Predicting the future is an old addiction for genes and humans. Wild creatures migrate, others grow fat, and still others move to caves. A mother bear, feeding her cubs, is a soothsayer just as was true for Nordic hags who read not tea leaves but shells and bones.

People who are happy in crowds assert that owning a gun predicts more murders and suicide. Despite popular leftist convictions, John Lott showed clearly that the opposite is true . . . private gun ownership cuts crime.

Prediction has a second problem . . . no one, no one, can do it although everyone can “explain” an event after it happens. Such is true for murder in Newtown. Such is true for the weather or the stock market, it is true for suicide – we must lock up at least 1000 with identical symptoms in order to prevent one suicide. Likewise, for predictions about which pot smoker will have irreversible schizophrenic episodes, or even, which future dodderer will make your perfect mate. Even electricians are asked to read crystal balls when insurance companies ask them to predict fires from knob-and-tube wiring. The electrician who complies with this strange request treats the homeowner not as a victim but as a customer who avoids incineration tomorrow from old wires if he spends $10,000 today on new wires.

Most of us handle this task in a simple way – we pick teachers, lovers, work associates, and bowling partners because they are similar to us and, often, have been so from birth. We are less upset by what Mr. Lanza did but more by how different he was after he shot 27 people. But, then, he wasn’t so different – his mother chose to have three guns.
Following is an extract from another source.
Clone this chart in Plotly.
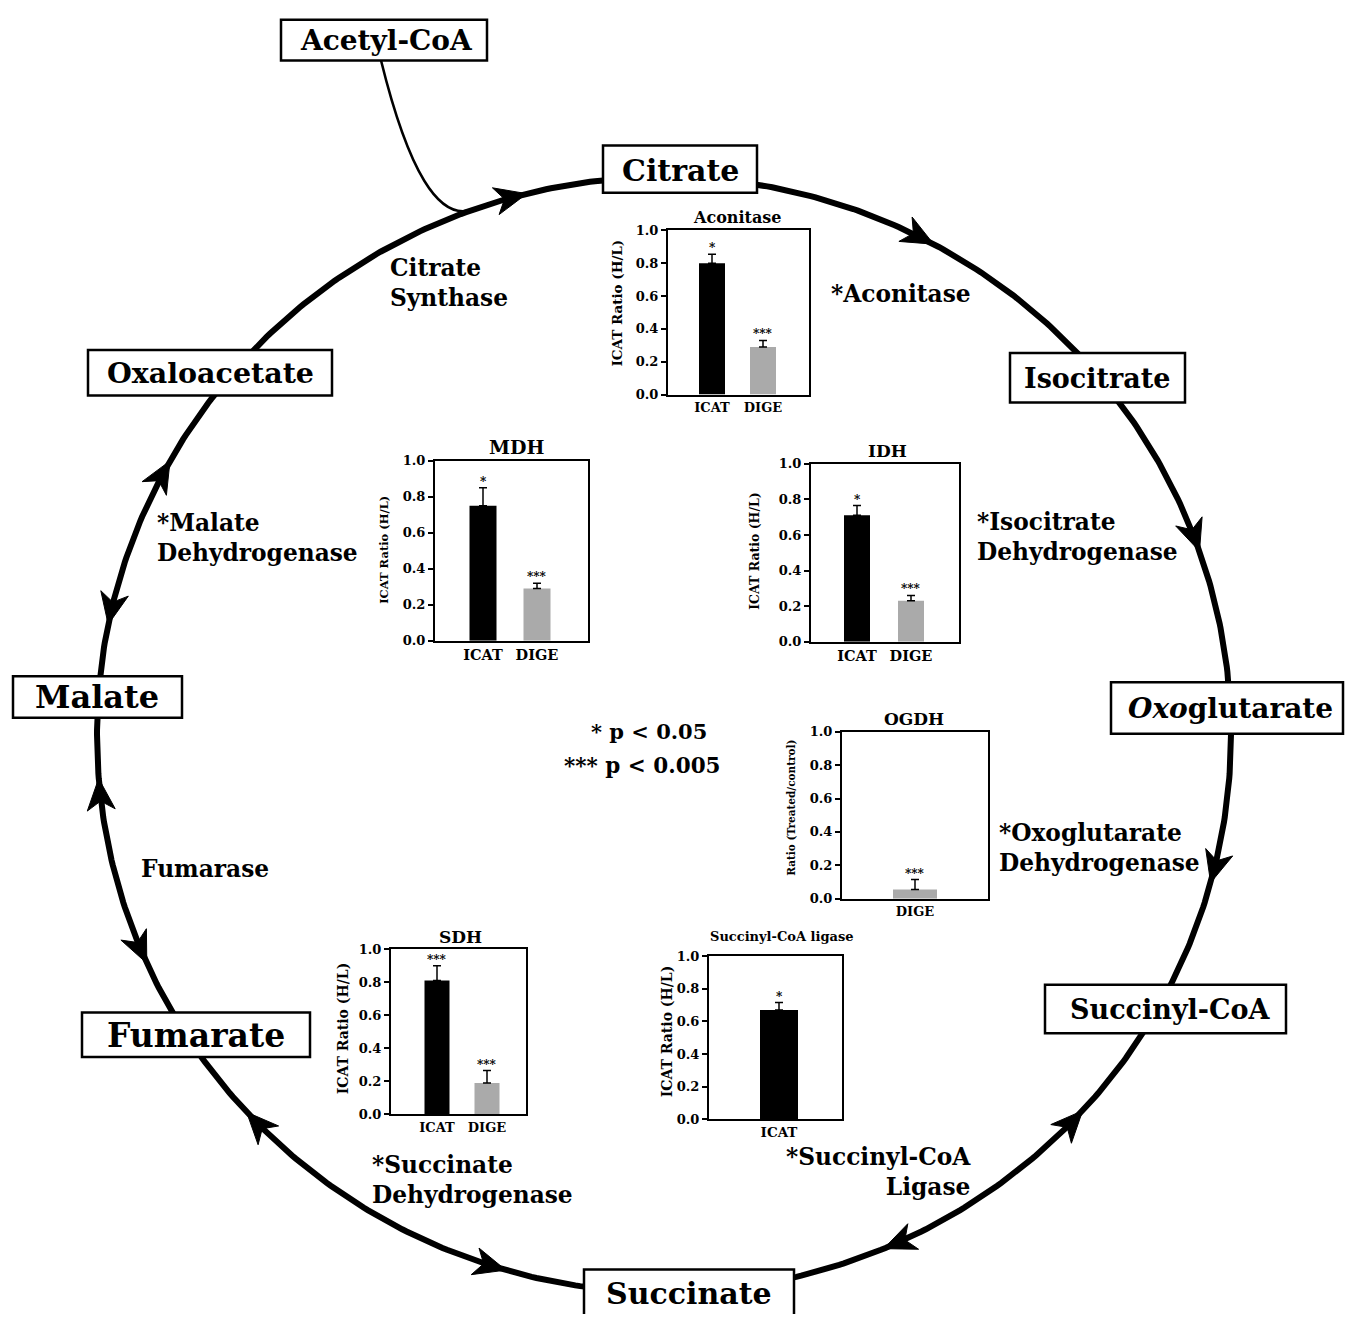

As for Adam’s mother – she was a fan of guns and shooting them and owned three. She also trained Adam to shoot accurately. Genomics tells us that she had two X chromosomes, he had one. Thus, whatever errors were on one of her chromosomes would likely be buffered by her second one. He had no such crutch and displayed not only Asperger’s but also schizophrenia. Thus, his behavior is explainable although, unfortunately, still unpredictable despite whatever Bloomberg or Obama tell you.

References:

Badcock, Christopher (2009) The Imprinted Brain: How Genes Set the Balance between Autism and Psychosis. London: Jessica Kingsley.

Brody, James (2008) Rebellion: Physics to Personal Will. Bloomington, Indiana: iUniverse.

Buss, David (2005) The Murderer Next Door: Why the Mind Is Designed to Kill. NY: Penguin.

Lott, John R. (2000) More Guns, Less Crime: Understanding Crime and Gun Control Laws. Chicago: University of Chicago Press.